# Loader Model



## Grassman09 (Mar 18, 2009)

Anyone know what model this might be? Its a International Harvester. Trying to figure out the HP and specs on it.


----------



## Spool it up (Oct 30, 2012)

That is a John Deere 
544 possibly 
late 70's early 80's


----------



## Grassman09 (Mar 18, 2009)

Thats what I thought too. Serial number tag says it made by IH model # area is all faded.


----------



## lawnboy2121 (Jan 25, 2007)

looks like a IH hough 50


----------



## lawnboy2121 (Jan 25, 2007)

it is a IH hough loader mid to late 60s


----------



## Grassman09 (Mar 18, 2009)

Thanks looks like it after searching.. They had Gas and Diesel engines apparently.


----------



## RJ lindblom (Sep 21, 2006)

If it is the IH Hough 50 it will have the same engine as the IH 806 tractor. That would give it an engine rating of 110 horse power. Power to the wheels would be 84 going off of the 806 tractor rating.


----------



## Spool it up (Oct 30, 2012)

it's a Deere , Thumbs Up


----------



## White Gardens (Oct 29, 2008)

Here's a Hough Pic










I'm pretty sure all the John Deere wheel loaders were articulating in the center.

.............


----------



## RJ lindblom (Sep 21, 2006)

Spool it up;1545223 said:


> it's a Deere , Thumbs Up


No. This is a rigid frame loader. I don't recall John Deere ever producing a rigid frame front end loader.The 544, 644 etc were all articulated.


----------



## Spool it up (Oct 30, 2012)

RJ lindblom;1545250 said:


> No. This is a rigid frame loader. I don't recall John Deere ever producing a rigid frame front end loader.The 544, 644 etc were all articulated.


skid steers count ?


----------



## RJ lindblom (Sep 21, 2006)

Spool it up;1545267 said:


> skid steers count ?


That is the exception that proves the rule. Thumbs Up The loader in question doesn't look like a skid steer.


----------



## Spool it up (Oct 30, 2012)

i thought that the lift frame,dog bone and cab resembled the Deere alot .


----------



## trustyrusty (Dec 31, 2008)

It is definitely not a Deere and it has the look of a Hough (pronounced "huff")


----------



## tuney443 (Jun 25, 2006)

It's either a Hough H30 or H40.Ridgid frame,all wheel steer and they came in both gas and diesel versions.I ran one at a gravel bank,not a bad machine-you definitely knew at the end of the day that your arm muscles were shot.


----------



## Grassman09 (Mar 18, 2009)

I thought it was pronounced like this guy s name 









This thing should be able to handle a 12' pusher?


----------



## tuney443 (Jun 25, 2006)

Grassman09;1545517 said:


> I thought it was pronounced like this guy s name
> 
> 
> 
> ...


How does huff sound like ''creepy old guy''?:laughing:

That would be hue and yes,even with a gas engine,that loader can handle a 12' push box.


----------



## Grassman09 (Mar 18, 2009)

tuney443;1545596 said:


> How does huff sound like ''creepy old guy''?:laughing:
> 
> That would be hue and yes,even with a gas engine,that loader can handle a 12' push box.

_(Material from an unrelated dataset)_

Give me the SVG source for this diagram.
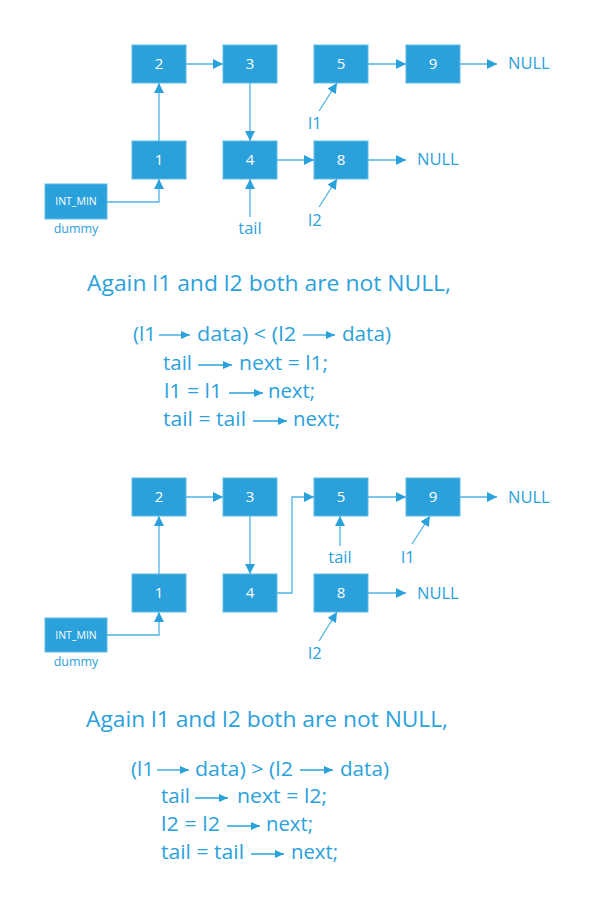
<svg xmlns="http://www.w3.org/2000/svg" width="595" height="900" viewBox="0 0 595 900">
<defs>
<style>
.box{fill:#2ba1dc;stroke:#62b9e6;stroke-width:1}
.nt{fill:#fff;font-family:"Open Sans","DejaVu Sans",sans-serif;font-size:15px;text-anchor:middle}
.sm{fill:#fff;font-family:"Open Sans","DejaVu Sans",sans-serif;font-size:10.5px;text-anchor:middle}
.lb{fill:#2ba1dc;font-family:"Open Sans","DejaVu Sans",sans-serif;font-size:16.5px}
.lbs{fill:#2ba1dc;font-family:"Open Sans","DejaVu Sans",sans-serif;font-size:12.5px}
.hd{fill:#2ba1dc;font-family:"Open Sans","DejaVu Sans",sans-serif;font-size:22.5px}
.cd{fill:#2ba1dc;font-family:"Open Sans","DejaVu Sans",sans-serif;font-size:19.5px}
.ln{fill:none;stroke:#4fb2e4;stroke-width:1.3}
.ca{fill:none;stroke:#2ba1dc;stroke-width:1.3}
</style>
<marker id="ah" markerWidth="10" markerHeight="10" refX="10" refY="5" orient="auto" markerUnits="userSpaceOnUse" viewBox="0 0 10 10">
<path d="M0,0 L10,5 L0,10 Z" fill="#2ba1dc"/>
</marker>
<marker id="sa" markerWidth="9" markerHeight="8" refX="9" refY="4" orient="auto" markerUnits="userSpaceOnUse" viewBox="0 0 9 8">
<path d="M0,0 L9,4 L0,8 Z" fill="#2ba1dc"/>
</marker>
</defs>
<rect width="595" height="900" fill="#fff"/>

<!-- Top diagram -->
<g id="connectors-top">
<path class="ln" d="M107,202 H159 V179" marker-end="url(#ah)"/>
<path class="ln" d="M159,141 V83" marker-end="url(#ah)"/>
<path class="ln" d="M186,64 H223" marker-end="url(#ah)"/>
<path class="ln" d="M250,83 V141" marker-end="url(#ah)"/>
<path class="ln" d="M277,160 H314" marker-end="url(#ah)"/>
<path class="ln" d="M368,64 H406" marker-end="url(#ah)"/>
<path class="ln" d="M459,64 H497" marker-end="url(#ah)"/>
<path class="ln" d="M368,160 H406" marker-end="url(#ah)"/>
<path class="ln" d="M319,111 L337,83" marker-end="url(#ah)"/>
<path class="ln" d="M319,207 L337,179" marker-end="url(#ah)"/>
<path class="ln" d="M250,217 V179" marker-end="url(#ah)"/>
</g>
<g id="t-n2"><rect class="box" x="132" y="45" width="54" height="38"/><text class="nt" x="159" y="69">2</text></g>
<g id="t-n3"><rect class="box" x="223" y="45" width="54" height="38"/><text class="nt" x="250" y="69">3</text></g>
<g id="t-n5"><rect class="box" x="314" y="45" width="54" height="38"/><text class="nt" x="341" y="69">5</text></g>
<g id="t-n9"><rect class="box" x="406" y="45" width="54" height="38"/><text class="nt" x="433" y="69">9</text></g>
<g id="t-n1"><rect class="box" x="132" y="141" width="54" height="38"/><text class="nt" x="159" y="165">1</text></g>
<g id="t-n4"><rect class="box" x="223" y="141" width="54" height="38"/><text class="nt" x="250" y="165">4</text></g>
<g id="t-n8"><rect class="box" x="314" y="141" width="54" height="38"/><text class="nt" x="341" y="165">8</text></g>
<g id="t-dummy"><rect class="box" x="45" y="184" width="62" height="35"/><text class="sm" x="76" y="205">INT_MIN</text><text class="lbs" x="76" y="233" text-anchor="middle">dummy</text></g>
<g id="t-labels">
<text class="lb" x="508" y="69">NULL</text>
<text class="lb" x="417" y="165">NULL</text>
<text class="lb" x="308" y="129">l1</text>
<text class="lb" x="308" y="226">l2</text>
<text class="lb" x="250" y="234" text-anchor="middle">tail</text>
</g>

<!-- First text block -->
<g id="text1">
<text class="hd" x="87" y="291" textLength="364" lengthAdjust="spacingAndGlyphs">Again l1 and l2 both are not NULL,</text>
<text class="cd" x="133" y="341" textLength="23" lengthAdjust="spacingAndGlyphs">(l1</text>
<text class="cd" x="197" y="341" textLength="99" lengthAdjust="spacingAndGlyphs">data) &lt; (l2</text>
<text class="cd" x="342" y="341" textLength="49" lengthAdjust="spacingAndGlyphs">data)</text>
<text class="cd" x="163" y="370" textLength="29" lengthAdjust="spacingAndGlyphs">tail</text>
<text class="cd" x="239" y="370" textLength="89" lengthAdjust="spacingAndGlyphs">next = l1;</text>
<text class="cd" x="164" y="398" textLength="58" lengthAdjust="spacingAndGlyphs">l1 = l1</text>
<text class="cd" x="268" y="398" textLength="47" lengthAdjust="spacingAndGlyphs">next;</text>
<text class="cd" x="163" y="426" textLength="83" lengthAdjust="spacingAndGlyphs">tail = tail</text>
<text class="cd" x="293" y="426" textLength="47" lengthAdjust="spacingAndGlyphs">next;</text>
<path class="ca" d="M159,335 H190" marker-end="url(#sa)"/>
<path class="ca" d="M303,335 H335" marker-end="url(#sa)"/>
<path class="ca" d="M198,365 H232" marker-end="url(#sa)"/>
<path class="ca" d="M229,393 H263" marker-end="url(#sa)"/>
<path class="ca" d="M253,421 H287" marker-end="url(#sa)"/>
</g>

<!-- Bottom diagram -->
<g id="connectors-bottom">
<path class="ln" d="M107,635 H159 V612" marker-end="url(#ah)"/>
<path class="ln" d="M159,574 V516" marker-end="url(#ah)"/>
<path class="ln" d="M186,497 H223" marker-end="url(#ah)"/>
<path class="ln" d="M250,516 V574" marker-end="url(#ah)"/>
<path class="ln" d="M277,593 H292 V497 H314" marker-end="url(#ah)"/>
<path class="ln" d="M368,497 H406" marker-end="url(#ah)"/>
<path class="ln" d="M459,497 H497" marker-end="url(#ah)"/>
<path class="ln" d="M368,593 H406" marker-end="url(#ah)"/>
<path class="ln" d="M340,546 V516" marker-end="url(#ah)"/>
<path class="ln" d="M412,544 L430,516" marker-end="url(#ah)"/>
<path class="ln" d="M319,641 L337,612" marker-end="url(#ah)"/>
</g>
<g id="b-n2"><rect class="box" x="132" y="478" width="54" height="38"/><text class="nt" x="159" y="502">2</text></g>
<g id="b-n3"><rect class="box" x="223" y="478" width="54" height="38"/><text class="nt" x="250" y="502">3</text></g>
<g id="b-n5"><rect class="box" x="314" y="478" width="54" height="38"/><text class="nt" x="341" y="502">5</text></g>
<g id="b-n9"><rect class="box" x="406" y="478" width="54" height="38"/><text class="nt" x="433" y="502">9</text></g>
<g id="b-n1"><rect class="box" x="132" y="574" width="54" height="38"/><text class="nt" x="159" y="598">1</text></g>
<g id="b-n4"><rect class="box" x="223" y="574" width="54" height="38"/><text class="nt" x="250" y="598">4</text></g>
<g id="b-n8"><rect class="box" x="314" y="574" width="54" height="38"/><text class="nt" x="341" y="598">8</text></g>
<g id="b-dummy"><rect class="box" x="45" y="618" width="62" height="34"/><text class="sm" x="76" y="639">INT_MIN</text><text class="lbs" x="76" y="666" text-anchor="middle">dummy</text></g>
<g id="b-labels">
<text class="lb" x="508" y="503">NULL</text>
<text class="lb" x="417" y="599">NULL</text>
<text class="lb" x="340" y="563" text-anchor="middle">tail</text>
<text class="lb" x="401" y="563">l1</text>
<text class="lb" x="308" y="659">l2</text>
</g>

<!-- Second text block -->
<g id="text2">
<text class="hd" x="86" y="727" textLength="362" lengthAdjust="spacingAndGlyphs">Again l1 and l2 both are not NULL,</text>
<text class="cd" x="131" y="776" textLength="23" lengthAdjust="spacingAndGlyphs">(l1</text>
<text class="cd" x="195" y="776" textLength="98" lengthAdjust="spacingAndGlyphs">data) &gt; (l2</text>
<text class="cd" x="340" y="776" textLength="49" lengthAdjust="spacingAndGlyphs">data)</text>
<text class="cd" x="161" y="803" textLength="29" lengthAdjust="spacingAndGlyphs">tail</text>
<text class="cd" x="237" y="803" textLength="90" lengthAdjust="spacingAndGlyphs">next = l2;</text>
<text class="cd" x="161" y="831" textLength="59" lengthAdjust="spacingAndGlyphs">l2 = l2</text>
<text class="cd" x="266" y="831" textLength="47" lengthAdjust="spacingAndGlyphs">next;</text>
<text class="cd" x="161" y="859" textLength="83" lengthAdjust="spacingAndGlyphs">tail = tail</text>
<text class="cd" x="291" y="859" textLength="47" lengthAdjust="spacingAndGlyphs">next;</text>
<path class="ca" d="M157,770 H189" marker-end="url(#sa)"/>
<path class="ca" d="M300,770 H333" marker-end="url(#sa)"/>
<path class="ca" d="M195,798 H228" marker-end="url(#sa)"/>
<path class="ca" d="M227,826 H260" marker-end="url(#sa)"/>
<path class="ca" d="M251,854 H284" marker-end="url(#sa)"/>
</g>
</svg>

LOL well Hough is how its spelled but you say its pronounced Huff.. :laughing:

He may be creepy and old but hes got it going on..


----------



## schrader (Dec 4, 2005)

We had that exact same loader years ago cant remember if it was a Hough 30 or 20, strong loader worked well.


----------



## erkoehler (Sep 25, 2008)

How are these older loaders starting in the Cold temps? Is it a hassle?


----------



## RJ lindblom (Sep 21, 2006)

erkoehler;1545722 said:


> How are these older loaders starting in the Cold temps? Is it a hassle?

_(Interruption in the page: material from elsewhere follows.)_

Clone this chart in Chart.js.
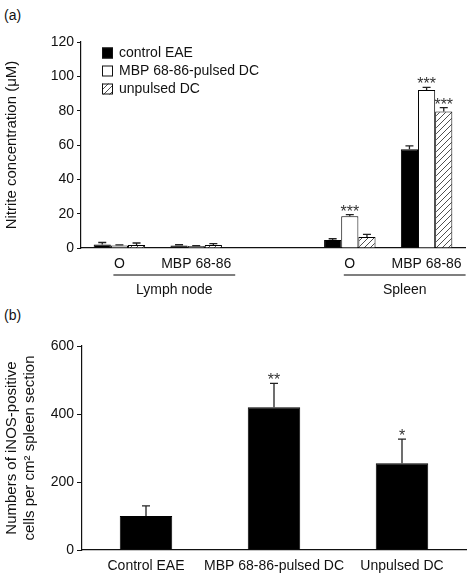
<!DOCTYPE html>
<html>
<head>
<meta charset="utf-8">
<script src="https://cdn.jsdelivr.net/npm/chart.js@4.4.1/dist/chart.umd.min.js"></script>
<style>
body { margin:0; background:#fff; width:468px; height:574px; position:relative; overflow:hidden; font-family:"Liberation Sans", Arial, sans-serif; }
canvas { position:absolute; left:0; }
#ca { top:0; }
#cb { top:300px; }
.tag { position:absolute; left:4px; font-size:14px; color:#111; }
</style>
</head>
<body>
<div class="tag" style="top:7px">(a)</div>
<div class="tag" style="top:307px">(b)</div>
<canvas id="ca" width="468" height="300"></canvas>
<canvas id="cb" width="468" height="274"></canvas>
<script>
// panel (a) data
var nitriteLabels = ['O', 'MBP 68-86', '', 'O', 'MBP 68-86'];
var groupNames = ['Lymph node', 'Spleen'];
var groupFrom = [0, 3];
var groupTo = [1, 4];
var seriesNames = ['control EAE', 'MBP 68-86-pulsed DC', 'unpulsed DC'];
var controlEAE = [2, 1.5, null, 4.7, 57.5];
var controlEAEErr = [1.2, 0.4, null, 0.7, 2];
var mbpPulsed = [1.5, 1.2, null, 18.5, 92];
var mbpPulsedErr = [0.3, 0.2, null, 0.9, 1.6];
var unpulsed = [1.8, 1.8, null, 6.4, 79.5];
var unpulsedErr = [1.1, 0.8, null, 1.5, 2.3];
var controlStars = ['', '', '', '', ''];
var mbpStars = ['', '', '', '***', '***'];
var unpulsedStars = ['', '', '', '', '***'];

// panel (b) data
var inosLabels = ['Control EAE', 'MBP 68-86-pulsed DC', 'Unpulsed DC'];
var inosValues = [100, 420, 255];
var inosErr = [30, 70, 71];
var inosStars = ['', '**', '*'];

var ink = '#111';
var fontFam = '"Liberation Sans", Arial, sans-serif';
Chart.defaults.font.family = fontFam;
Chart.defaults.color = ink;

function hatch(ctx) {
	var c = document.createElement('canvas');
	c.width = 6; c.height = 6;
	var g = c.getContext('2d');
	g.fillStyle = '#fff';
	g.fillRect(0, 0, 6, 6);
	g.strokeStyle = '#222';
	g.lineWidth = 0.8;
	g.beginPath();
	g.moveTo(0, 6); g.lineTo(6, 0);
	g.moveTo(-1, 1); g.lineTo(1, -1);
	g.moveTo(5, 7); g.lineTo(7, 5);
	g.stroke();
	return ctx.createPattern(c, 'repeat');
}

var errorBars = {
	id: 'errorBars',
	afterDatasetsDraw: function(chart) {
		var ctx = chart.ctx;
		var ys = chart.scales.y;
		ctx.save();
		chart.data.datasets.forEach(function(ds, i) {
			var meta = chart.getDatasetMeta(i);
			meta.data.forEach(function(bar, j) {
				var v = ds.data[j];
				if (v === null || v === undefined) { return; }
				var e = ds.err ? ds.err[j] : 0;
				var top = ys.getPixelForValue(v + e);
				ctx.strokeStyle = '#222';
				ctx.lineWidth = 1.3;
				ctx.beginPath();
				ctx.moveTo(bar.x, bar.y);
				ctx.lineTo(bar.x, top);
				ctx.moveTo(bar.x - 4, top);
				ctx.lineTo(bar.x + 4, top);
				ctx.stroke();
				if (ds.stars && ds.stars[j]) {
					ctx.fillStyle = '#333';
					ctx.font = '16px ' + fontFam;
					ctx.textAlign = 'center';
					ctx.textBaseline = 'alphabetic';
					ctx.fillText(ds.stars[j], bar.x, top + 2);
				}
			});
		});
		ctx.restore();
	}
};

var boxLegend = {
	id: 'boxLegend',
	afterDraw: function(chart) {
		var ctx = chart.ctx;
		var a = chart.chartArea;
		ctx.save();
		chart.data.datasets.forEach(function(ds, i) {
			var y = a.top + 11 + i * 18;
			ctx.fillStyle = ds.backgroundColor;
			ctx.fillRect(a.left + 21, y - 5.5, 11, 11);
			ctx.strokeStyle = '#111';
			ctx.lineWidth = 1;
			ctx.strokeRect(a.left + 21.5, y - 5, 10, 10);
			ctx.fillStyle = ink;
			ctx.font = '14px ' + fontFam;
			ctx.textAlign = 'left';
			ctx.textBaseline = 'middle';
			ctx.fillText(ds.label, a.left + 38, y);
		});
		ctx.restore();
	}
};

var groupLines = {
	id: 'groupLines',
	afterDraw: function(chart) {
		var ctx = chart.ctx;
		var xs = chart.scales.x;
		ctx.save();
		groupNames.forEach(function(name, k) {
			var x1 = xs.getPixelForValue(groupFrom[k]) - 6;
			var x2 = xs.getPixelForValue(groupTo[k]) + 39;
			ctx.strokeStyle = '#555';
			ctx.lineWidth = 1.5;
			ctx.beginPath();
			ctx.moveTo(x1, 275);
			ctx.lineTo(x2, 275);
			ctx.stroke();
			ctx.fillStyle = ink;
			ctx.font = '14px ' + fontFam;
			ctx.textAlign = 'center';
			ctx.textBaseline = 'middle';
			ctx.fillText(name, (x1 + x2) / 2, 290);
		});
		ctx.restore();
	}
};

var ctxA = document.getElementById('ca').getContext('2d');

var chart_a = new Chart(ctxA, {
	type: 'bar',
	data: {
		labels: nitriteLabels,
		datasets: [
			{ label: seriesNames[0], data: controlEAE, err: controlEAEErr, stars: controlStars, backgroundColor: '#000', borderColor: '#000', borderWidth: 1 },
			{ label: seriesNames[1], data: mbpPulsed, err: mbpPulsedErr, stars: mbpStars, backgroundColor: '#fff', borderColor: '#000', borderWidth: 1 },
			{ label: seriesNames[2], data: unpulsed, err: unpulsedErr, stars: unpulsedStars, backgroundColor: hatch(ctxA), borderColor: '#000', borderWidth: 1 }
		]
	},
	options: {
		responsive: false,
		animation: false,
		categoryPercentage: 0.67,
		barPercentage: 1,
		layout: { padding: { left: 0, top: 42, right: 3, bottom: 0 } },
		plugins: { legend: { display: false }, tooltip: { enabled: false } },
		scales: {
			x: {
				grid: { display: false },
				border: { color: ink, width: 1.2 },
				ticks: { font: { size: 14 }, color: ink, padding: 0, maxRotation: 0, autoSkip: false },
				afterFit: function(s) { s.height = 52; }
			},
			y: {
				min: 0, max: 120,
				grid: { drawOnChartArea: false, tickLength: 4, color: ink },
				border: { color: ink, width: 1.2 },
				ticks: { stepSize: 20, font: { size: 14 }, color: ink, padding: 3 },
				title: { display: true, text: 'Nitrite concentration (μM)', font: { size: 15 }, color: ink, padding: { top: 3, bottom: 0 } },
				afterFit: function(s) { s.width = 81; }
			}
		}
	},
	plugins: [errorBars, boxLegend, groupLines]
});

var chart_b = new Chart(document.getElementById('cb'), {
	type: 'bar',
	data: {
		labels: inosLabels,
		datasets: [
			{ label: 'iNOS', data: inosValues, err: inosErr, stars: inosStars, backgroundColor: '#000', borderColor: '#000', borderWidth: 1 }
		]
	},
	options: {
		responsive: false,
		animation: false,
		categoryPercentage: 0.41,
		barPercentage: 1,
		layout: { padding: { left: 0, top: 46, right: 2, bottom: 0 } },
		plugins: { legend: { display: false }, tooltip: { enabled: false } },
		scales: {
			x: {
				grid: { display: false },
				border: { color: ink, width: 1.2 },
				ticks: { font: { size: 14 }, color: ink, padding: 0, maxRotation: 0, autoSkip: false },
				afterFit: function(s) { s.height = 24; }
			},
			y: {
				min: 0, max: 600,
				grid: { drawOnChartArea: false, tickLength: 5, color: ink },
				border: { color: ink, width: 1.2 },
				ticks: { stepSize: 200, font: { size: 14 }, color: ink, padding: 3 },
				title: { display: true, text: ['Numbers of iNOS-positive', 'cells per cm² spleen section'], font: { size: 15 }, color: ink, padding: { top: 3, bottom: 0 } },
				afterFit: function(s) { s.width = 82; }
			}
		}
	},
	plugins: [errorBars]
});
</script>
</body>
</html>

A gas shoudn't be a problem. A good block heater starting is a non issue.


----------



## Grassman09 (Mar 18, 2009)

schrader;1545699 said:


> We had that exact same loader years ago cant remember if it was a Hough 30 or 20, strong loader worked well.


What is there lift capacity? Is it a chore to get the bucket off?


----------



## tuney443 (Jun 25, 2006)

Grassman09;1545622 said:


> LOL well Hough is how its spelled but you say its pronounced Huff.. :laughing:
> 
> He may be creepy and old but hes got it going on..


I know for a fact it's pronounced huff.I've been around for a few rodeos in 39 years in the excavating biz.Take the first h away and substitute a t---''-tough''.I'm assuming you're now---getting it?

If you had Hef's money,you too could have playmates at your beck and call.:laughing:


----------



## Grassman09 (Mar 18, 2009)

tuney443;1546013 said:


> I know for a fact it's pronounced huff.I've been around for a few rodeos in 39 years in the excavating biz.Take the first h away and substitute a t---''-tough''.I'm assuming you're now---getting it?
> 
> If you had Hef's money,you too could have playmates at your beck and call.:laughing:


If I had his money I wouldn't be buying a loader that is as old as I am or older. Heck doubt id be plowing snow.. :laughing:

I hear you loud and clear.


----------